• **Task description**: Print the records below exactly as they appear.

Start of Provided data

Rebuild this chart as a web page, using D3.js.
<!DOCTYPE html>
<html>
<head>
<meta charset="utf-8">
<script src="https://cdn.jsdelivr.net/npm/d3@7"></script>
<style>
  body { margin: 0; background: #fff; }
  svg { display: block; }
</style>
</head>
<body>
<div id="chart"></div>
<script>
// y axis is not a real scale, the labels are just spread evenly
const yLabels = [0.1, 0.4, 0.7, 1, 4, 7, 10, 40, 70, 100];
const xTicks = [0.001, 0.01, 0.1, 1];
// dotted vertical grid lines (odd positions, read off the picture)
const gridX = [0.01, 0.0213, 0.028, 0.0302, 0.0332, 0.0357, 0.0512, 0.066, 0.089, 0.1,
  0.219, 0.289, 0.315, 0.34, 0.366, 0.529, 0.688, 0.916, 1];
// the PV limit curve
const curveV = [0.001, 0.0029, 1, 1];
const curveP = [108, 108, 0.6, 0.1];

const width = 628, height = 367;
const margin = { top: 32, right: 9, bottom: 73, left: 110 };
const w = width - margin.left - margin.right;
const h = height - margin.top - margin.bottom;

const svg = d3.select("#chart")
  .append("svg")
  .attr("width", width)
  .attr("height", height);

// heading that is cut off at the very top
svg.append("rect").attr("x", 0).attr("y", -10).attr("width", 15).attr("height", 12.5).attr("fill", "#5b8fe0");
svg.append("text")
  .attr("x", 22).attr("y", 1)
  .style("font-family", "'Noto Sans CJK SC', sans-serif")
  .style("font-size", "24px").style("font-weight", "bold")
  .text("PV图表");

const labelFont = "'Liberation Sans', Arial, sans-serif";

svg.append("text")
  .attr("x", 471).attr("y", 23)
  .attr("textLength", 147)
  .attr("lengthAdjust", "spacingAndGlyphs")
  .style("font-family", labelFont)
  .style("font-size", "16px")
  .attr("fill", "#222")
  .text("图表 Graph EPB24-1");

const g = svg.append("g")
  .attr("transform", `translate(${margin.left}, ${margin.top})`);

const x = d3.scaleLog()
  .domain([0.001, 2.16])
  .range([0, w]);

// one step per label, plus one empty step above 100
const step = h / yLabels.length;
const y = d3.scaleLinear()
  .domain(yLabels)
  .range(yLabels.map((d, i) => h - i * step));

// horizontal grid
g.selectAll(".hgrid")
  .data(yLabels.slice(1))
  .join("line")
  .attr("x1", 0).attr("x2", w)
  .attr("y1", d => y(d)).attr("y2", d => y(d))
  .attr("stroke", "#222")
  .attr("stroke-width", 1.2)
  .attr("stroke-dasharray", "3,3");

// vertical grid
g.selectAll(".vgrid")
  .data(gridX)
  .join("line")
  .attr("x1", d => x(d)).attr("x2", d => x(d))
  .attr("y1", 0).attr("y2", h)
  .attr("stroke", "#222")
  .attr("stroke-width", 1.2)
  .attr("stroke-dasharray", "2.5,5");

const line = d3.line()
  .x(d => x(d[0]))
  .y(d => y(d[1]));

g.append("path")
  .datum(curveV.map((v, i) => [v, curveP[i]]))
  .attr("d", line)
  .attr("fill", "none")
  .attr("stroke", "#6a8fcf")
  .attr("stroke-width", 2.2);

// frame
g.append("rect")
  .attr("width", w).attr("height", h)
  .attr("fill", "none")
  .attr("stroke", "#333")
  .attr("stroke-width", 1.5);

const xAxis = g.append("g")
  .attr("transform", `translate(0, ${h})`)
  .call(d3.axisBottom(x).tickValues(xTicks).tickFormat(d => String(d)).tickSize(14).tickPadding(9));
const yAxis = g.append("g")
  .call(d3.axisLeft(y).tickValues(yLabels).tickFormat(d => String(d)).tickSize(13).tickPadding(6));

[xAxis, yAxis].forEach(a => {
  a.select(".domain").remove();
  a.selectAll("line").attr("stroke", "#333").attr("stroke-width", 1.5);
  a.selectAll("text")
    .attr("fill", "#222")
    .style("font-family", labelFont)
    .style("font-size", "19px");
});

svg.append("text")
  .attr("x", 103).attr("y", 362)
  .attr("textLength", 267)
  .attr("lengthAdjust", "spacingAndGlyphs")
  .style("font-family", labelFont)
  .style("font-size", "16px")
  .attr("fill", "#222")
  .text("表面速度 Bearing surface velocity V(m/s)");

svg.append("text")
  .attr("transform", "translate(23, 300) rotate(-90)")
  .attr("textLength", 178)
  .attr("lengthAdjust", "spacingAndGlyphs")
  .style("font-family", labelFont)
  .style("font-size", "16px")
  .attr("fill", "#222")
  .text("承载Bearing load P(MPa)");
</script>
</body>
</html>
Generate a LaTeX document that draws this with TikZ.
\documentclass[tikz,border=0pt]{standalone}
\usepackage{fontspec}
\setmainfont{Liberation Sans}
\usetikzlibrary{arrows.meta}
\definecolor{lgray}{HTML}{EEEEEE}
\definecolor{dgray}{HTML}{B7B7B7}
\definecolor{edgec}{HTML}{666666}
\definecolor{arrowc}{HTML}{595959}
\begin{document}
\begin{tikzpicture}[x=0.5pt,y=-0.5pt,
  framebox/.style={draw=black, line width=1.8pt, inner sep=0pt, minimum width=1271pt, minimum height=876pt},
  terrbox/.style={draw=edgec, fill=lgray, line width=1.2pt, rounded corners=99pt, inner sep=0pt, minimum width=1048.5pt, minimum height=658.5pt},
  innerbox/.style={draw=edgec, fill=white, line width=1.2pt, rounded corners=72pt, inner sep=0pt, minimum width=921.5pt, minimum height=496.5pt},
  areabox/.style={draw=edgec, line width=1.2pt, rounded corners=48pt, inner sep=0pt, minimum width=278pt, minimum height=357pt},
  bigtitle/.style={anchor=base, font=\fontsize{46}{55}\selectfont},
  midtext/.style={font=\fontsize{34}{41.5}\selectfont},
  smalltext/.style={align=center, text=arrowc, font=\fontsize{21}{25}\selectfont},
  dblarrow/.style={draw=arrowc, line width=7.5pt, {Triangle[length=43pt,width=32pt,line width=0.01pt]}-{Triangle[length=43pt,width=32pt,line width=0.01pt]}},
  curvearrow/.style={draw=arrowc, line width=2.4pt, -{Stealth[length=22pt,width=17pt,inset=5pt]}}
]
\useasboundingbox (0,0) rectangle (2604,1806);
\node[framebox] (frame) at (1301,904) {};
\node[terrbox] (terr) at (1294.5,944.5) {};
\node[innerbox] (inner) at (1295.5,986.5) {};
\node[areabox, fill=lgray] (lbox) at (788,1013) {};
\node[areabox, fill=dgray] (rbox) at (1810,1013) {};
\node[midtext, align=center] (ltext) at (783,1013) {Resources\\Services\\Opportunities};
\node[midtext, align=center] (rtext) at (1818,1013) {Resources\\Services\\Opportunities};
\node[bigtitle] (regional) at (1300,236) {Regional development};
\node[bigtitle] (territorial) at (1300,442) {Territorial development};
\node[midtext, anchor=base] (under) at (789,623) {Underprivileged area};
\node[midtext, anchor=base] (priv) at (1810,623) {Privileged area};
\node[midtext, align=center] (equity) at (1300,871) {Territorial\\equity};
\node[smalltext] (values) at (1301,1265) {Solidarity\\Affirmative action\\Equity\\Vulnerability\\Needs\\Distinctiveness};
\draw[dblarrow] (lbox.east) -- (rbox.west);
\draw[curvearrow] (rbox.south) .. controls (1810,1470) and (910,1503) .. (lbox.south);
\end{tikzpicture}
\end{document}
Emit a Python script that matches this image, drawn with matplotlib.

End of Provided data

• **Exercise solution**:
Rebuild this chart as a web page, using D3.js.
<!DOCTYPE html>
<html>
<head>
<meta charset="utf-8">
<script src="https://cdn.jsdelivr.net/npm/d3@7"></script>
<style>
  body { margin: 0; background: #fff; }
  svg { display: block; }
</style>
</head>
<body>
<div id="chart"></div>
<script>
// y axis is not a real scale, the labels are just spread evenly
const yLabels = [0.1, 0.4, 0.7, 1, 4, 7, 10, 40, 70, 100];
const xTicks = [0.001, 0.01, 0.1, 1];
// dotted vertical grid lines (odd positions, read off the picture)
const gridX = [0.01, 0.0213, 0.028, 0.0302, 0.0332, 0.0357, 0.0512, 0.066, 0.089, 0.1,
  0.219, 0.289, 0.315, 0.34, 0.366, 0.529, 0.688, 0.916, 1];
// the PV limit curve
const curveV = [0.001, 0.0029, 1, 1];
const curveP = [108, 108, 0.6, 0.1];

const width = 628, height = 367;
const margin = { top: 32, right: 9, bottom: 73, left: 110 };
const w = width - margin.left - margin.right;
const h = height - margin.top - margin.bottom;

const svg = d3.select("#chart")
  .append("svg")
  .attr("width", width)
  .attr("height", height);

// heading that is cut off at the very top
svg.append("rect").attr("x", 0).attr("y", -10).attr("width", 15).attr("height", 12.5).attr("fill", "#5b8fe0");
svg.append("text")
  .attr("x", 22).attr("y", 1)
  .style("font-family", "'Noto Sans CJK SC', sans-serif")
  .style("font-size", "24px").style("font-weight", "bold")
  .text("PV图表");

const labelFont = "'Liberation Sans', Arial, sans-serif";

svg.append("text")
  .attr("x", 471).attr("y", 23)
  .attr("textLength", 147)
  .attr("lengthAdjust", "spacingAndGlyphs")
  .style("font-family", labelFont)
  .style("font-size", "16px")
  .attr("fill", "#222")
  .text("图表 Graph EPB24-1");

const g = svg.append("g")
  .attr("transform", `translate(${margin.left}, ${margin.top})`);

const x = d3.scaleLog()
  .domain([0.001, 2.16])
  .range([0, w]);

// one step per label, plus one empty step above 100
const step = h / yLabels.length;
const y = d3.scaleLinear()
  .domain(yLabels)
  .range(yLabels.map((d, i) => h - i * step));

// horizontal grid
g.selectAll(".hgrid")
  .data(yLabels.slice(1))
  .join("line")
  .attr("x1", 0).attr("x2", w)
  .attr("y1", d => y(d)).attr("y2", d => y(d))
  .attr("stroke", "#222")
  .attr("stroke-width", 1.2)
  .attr("stroke-dasharray", "3,3");

// vertical grid
g.selectAll(".vgrid")
  .data(gridX)
  .join("line")
  .attr("x1", d => x(d)).attr("x2", d => x(d))
  .attr("y1", 0).attr("y2", h)
  .attr("stroke", "#222")
  .attr("stroke-width", 1.2)
  .attr("stroke-dasharray", "2.5,5");

const line = d3.line()
  .x(d => x(d[0]))
  .y(d => y(d[1]));

g.append("path")
  .datum(curveV.map((v, i) => [v, curveP[i]]))
  .attr("d", line)
  .attr("fill", "none")
  .attr("stroke", "#6a8fcf")
  .attr("stroke-width", 2.2);

// frame
g.append("rect")
  .attr("width", w).attr("height", h)
  .attr("fill", "none")
  .attr("stroke", "#333")
  .attr("stroke-width", 1.5);

const xAxis = g.append("g")
  .attr("transform", `translate(0, ${h})`)
  .call(d3.axisBottom(x).tickValues(xTicks).tickFormat(d => String(d)).tickSize(14).tickPadding(9));
const yAxis = g.append("g")
  .call(d3.axisLeft(y).tickValues(yLabels).tickFormat(d => String(d)).tickSize(13).tickPadding(6));

[xAxis, yAxis].forEach(a => {
  a.select(".domain").remove();
  a.selectAll("line").attr("stroke", "#333").attr("stroke-width", 1.5);
  a.selectAll("text")
    .attr("fill", "#222")
    .style("font-family", labelFont)
    .style("font-size", "19px");
});

svg.append("text")
  .attr("x", 103).attr("y", 362)
  .attr("textLength", 267)
  .attr("lengthAdjust", "spacingAndGlyphs")
  .style("font-family", labelFont)
  .style("font-size", "16px")
  .attr("fill", "#222")
  .text("表面速度 Bearing surface velocity V(m/s)");

svg.append("text")
  .attr("transform", "translate(23, 300) rotate(-90)")
  .attr("textLength", 178)
  .attr("lengthAdjust", "spacingAndGlyphs")
  .style("font-family", labelFont)
  .style("font-size", "16px")
  .attr("fill", "#222")
  .text("承载Bearing load P(MPa)");
</script>
</body>
</html>
Generate a LaTeX document that draws this with TikZ.
\documentclass[tikz,border=0pt]{standalone}
\usepackage{fontspec}
\setmainfont{Liberation Sans}
\usetikzlibrary{arrows.meta}
\definecolor{lgray}{HTML}{EEEEEE}
\definecolor{dgray}{HTML}{B7B7B7}
\definecolor{edgec}{HTML}{666666}
\definecolor{arrowc}{HTML}{595959}
\begin{document}
\begin{tikzpicture}[x=0.5pt,y=-0.5pt,
  framebox/.style={draw=black, line width=1.8pt, inner sep=0pt, minimum width=1271pt, minimum height=876pt},
  terrbox/.style={draw=edgec, fill=lgray, line width=1.2pt, rounded corners=99pt, inner sep=0pt, minimum width=1048.5pt, minimum height=658.5pt},
  innerbox/.style={draw=edgec, fill=white, line width=1.2pt, rounded corners=72pt, inner sep=0pt, minimum width=921.5pt, minimum height=496.5pt},
  areabox/.style={draw=edgec, line width=1.2pt, rounded corners=48pt, inner sep=0pt, minimum width=278pt, minimum height=357pt},
  bigtitle/.style={anchor=base, font=\fontsize{46}{55}\selectfont},
  midtext/.style={font=\fontsize{34}{41.5}\selectfont},
  smalltext/.style={align=center, text=arrowc, font=\fontsize{21}{25}\selectfont},
  dblarrow/.style={draw=arrowc, line width=7.5pt, {Triangle[length=43pt,width=32pt,line width=0.01pt]}-{Triangle[length=43pt,width=32pt,line width=0.01pt]}},
  curvearrow/.style={draw=arrowc, line width=2.4pt, -{Stealth[length=22pt,width=17pt,inset=5pt]}}
]
\useasboundingbox (0,0) rectangle (2604,1806);
\node[framebox] (frame) at (1301,904) {};
\node[terrbox] (terr) at (1294.5,944.5) {};
\node[innerbox] (inner) at (1295.5,986.5) {};
\node[areabox, fill=lgray] (lbox) at (788,1013) {};
\node[areabox, fill=dgray] (rbox) at (1810,1013) {};
\node[midtext, align=center] (ltext) at (783,1013) {Resources\\Services\\Opportunities};
\node[midtext, align=center] (rtext) at (1818,1013) {Resources\\Services\\Opportunities};
\node[bigtitle] (regional) at (1300,236) {Regional development};
\node[bigtitle] (territorial) at (1300,442) {Territorial development};
\node[midtext, anchor=base] (under) at (789,623) {Underprivileged area};
\node[midtext, anchor=base] (priv) at (1810,623) {Privileged area};
\node[midtext, align=center] (equity) at (1300,871) {Territorial\\equity};
\node[smalltext] (values) at (1301,1265) {Solidarity\\Affirmative action\\Equity\\Vulnerability\\Needs\\Distinctiveness};
\draw[dblarrow] (lbox.east) -- (rbox.west);
\draw[curvearrow] (rbox.south) .. controls (1810,1470) and (910,1503) .. (lbox.south);
\end{tikzpicture}
\end{document}
Emit a Python script that matches this image, drawn with matplotlib.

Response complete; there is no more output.